How to throw your own Sonoma County harvest party
The long, warm days of summer are now in the rear-view mirror, but for serious foodies in Sonoma County, that means the best is yet to come.
Welcome to the shoulder season of early fall, when the long, growing season of the temperate North Coast provides the best of both worlds: the juicy, sweet corn and tomatoes, cucumbers and peppers of summer, overlappingy with the warm, earthy butternut squash and sweet potatoes, mushrooms and root vegetables of fall.
“The fun thing about harvest in Sonoma County is that it’s almost like we have an extra season,” said Justin Wangler, executive chef at Kendall-Jackson Wine Estate & Gardens in Santa Rosa. “The tomatoes are going crazy, but we already have squash and pumpkins coming in ... right now it’s my favorite time to cook, because you have so many ingredients.”
There are plenty of iconic harvest parties that you can attend, including Kendall-Jackson’s brand new Harvest Celebration this Sunday set inside the pristine garden at the winery and the long-running Sonoma County Harvest Fair on Oct. 6-8 at the Sonoma County Fairgrounds. Or you could simply use some of these wine-and-food celebrations as the inspiration to throw a harvest hoedown in your own back yard.
We asked chefs from both of these celebrations to provide insider tips on creating a casual food-and-wine bash that helps hosts with the heavy lifting while providing a delicious feast for guests.
Here are the top 10 tips from the folks participating in the Kendall-Jackson Harvest Celebration (formerly the Heirloom Tomato Festival) as well as a few of the chefs competing and judging the Sonoma County Harvest Fair’s Professional Food Competition. (for more information on the K-J event and the winners of the food competition, see related stories right and below.)

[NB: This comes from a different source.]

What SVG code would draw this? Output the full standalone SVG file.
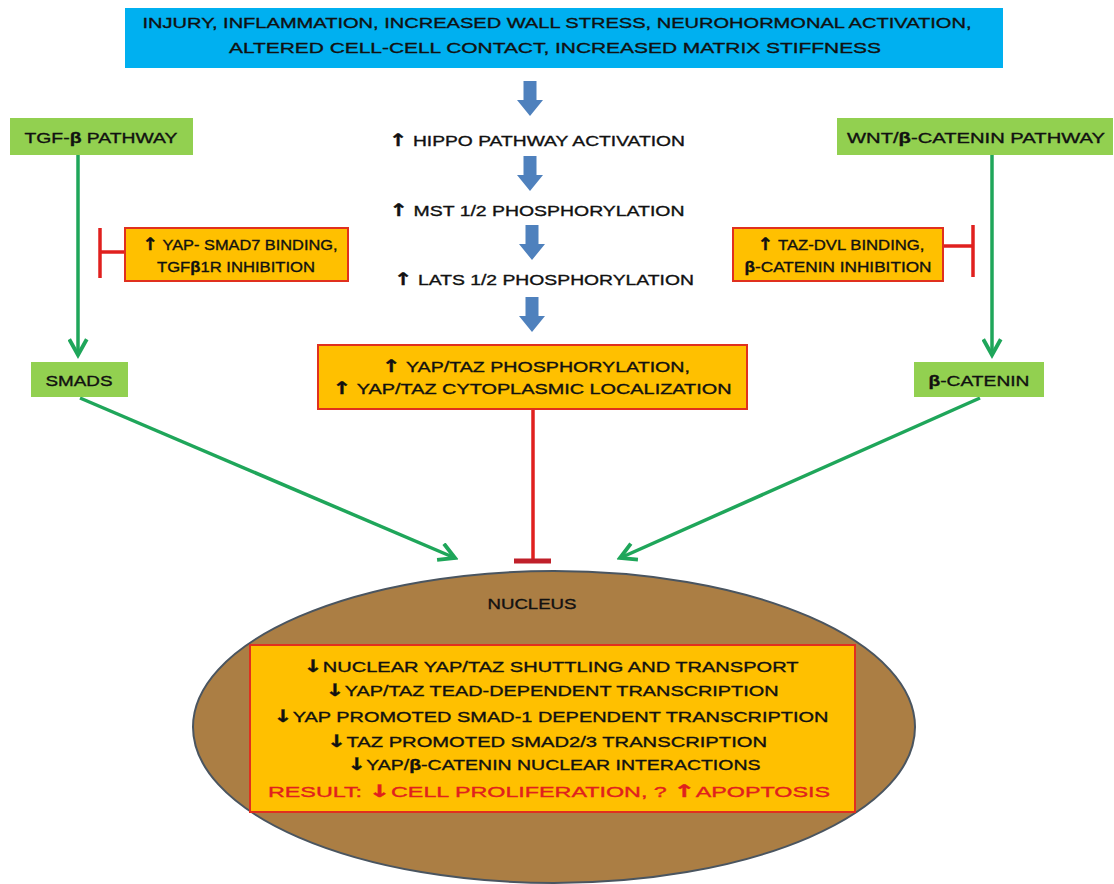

1. If you want to highlight the shoulder season, Wangler suggests assigning half of your guests to bring dishes made with summer vegetables, like corn and tomatoes, and the other half to bring dishes crafted out of fall vegetables, such as pumpkins and mushrooms. That way there will be plenty of variety on the table.
2. Of course, some overachieving guests may want to combine both seasons. For K-J’s Harvest Celebration, chef Daniel Kedan of Backyard in Forestville will serve up some fried green tomatoes with mushrooms. “That’s summer and fall in one plate,” Wangler said. That’s OK too, and you could even make it a contest. Who can come up with the best shoulder season dish, embodying the best of both worlds?
3 .Make sure you have some hearty meats to go along with all those yummy vegetables. For the K-J Harvest Celebration, Mark Stark of Stark Reality Restaurants will be grilling up some juicy rib eye steaks, and Chef Douglas Keane of Two Birds One Stone in St. Helena will be serving his Hoisin Glazed Pork Ribs. Flat iron, flank steak or tri-tip would also work well.
4. If veggies and seafood appeal more to the crowd, you could concoct a big seafood, sausage and chicken paella on the grill, which is easy to make, wine-friendly and can feed a hungry crowd. K-J’s Harvest Celebration will feature the paella from Yay! Paella of Santa Rosa run by Stan Halverson.
5 . Make sure you’ve got some tasty appetizers to whet people’s appetites. Bethany Barsman, chef/owner of Out to Lunch catering in Petaluma, won Best of Show Appetizer in the Harvest Fair Professional Food Competition this year for her Prosciutto Cups with Goat Cheese Mousse, Sliced Figs and La Crema Pinot Noir Sauce.
“This time of year we like to use the fall flavors - the fig and the pinot - and we love goat cheese,” she said. “My general manager came up with the original idea for the prosciutto cup. We had made a dish with crispy prosciutto, and we were all eating it like crazy.”
Along with a few stellar appetizers, Barsman suggested serving some simple Roasted Fall Vegetables tossed in olive oil, salt and pepper plus garlic. “We use sweet potatoes, butternut squash, cremini mushrooms, sweet onions and red peppers,” she said. “I’ve been eating it with a quinoa salad, or you could serve it withe some balsamic grilled chicken breasts.”
For decorating the table, she suggested picking up some gourds and baby pumpkins, clipping some grapevines that are turning colors, then pulling out all your copper and wooden platters for a natural, rustic look. “I love candles,” she said. “You can wind little candle lights through your centerpieces.”
6. Tim Vallery, chef/owner of Peloton Culinary and Catering in Healdsburg, and his Chef de Cuisine Patrick Tafoya, won the Sweepstakes Appetizer Award this year at the Harvest Fair Professional Food Competition for racking up the most points for a wide array of hors d’oeuvres, including a Stuffed Heirloom Tomato BLT and a Cremini Mushroom Bisque with Black Pepper Zinfandel Essence and Herb Oil.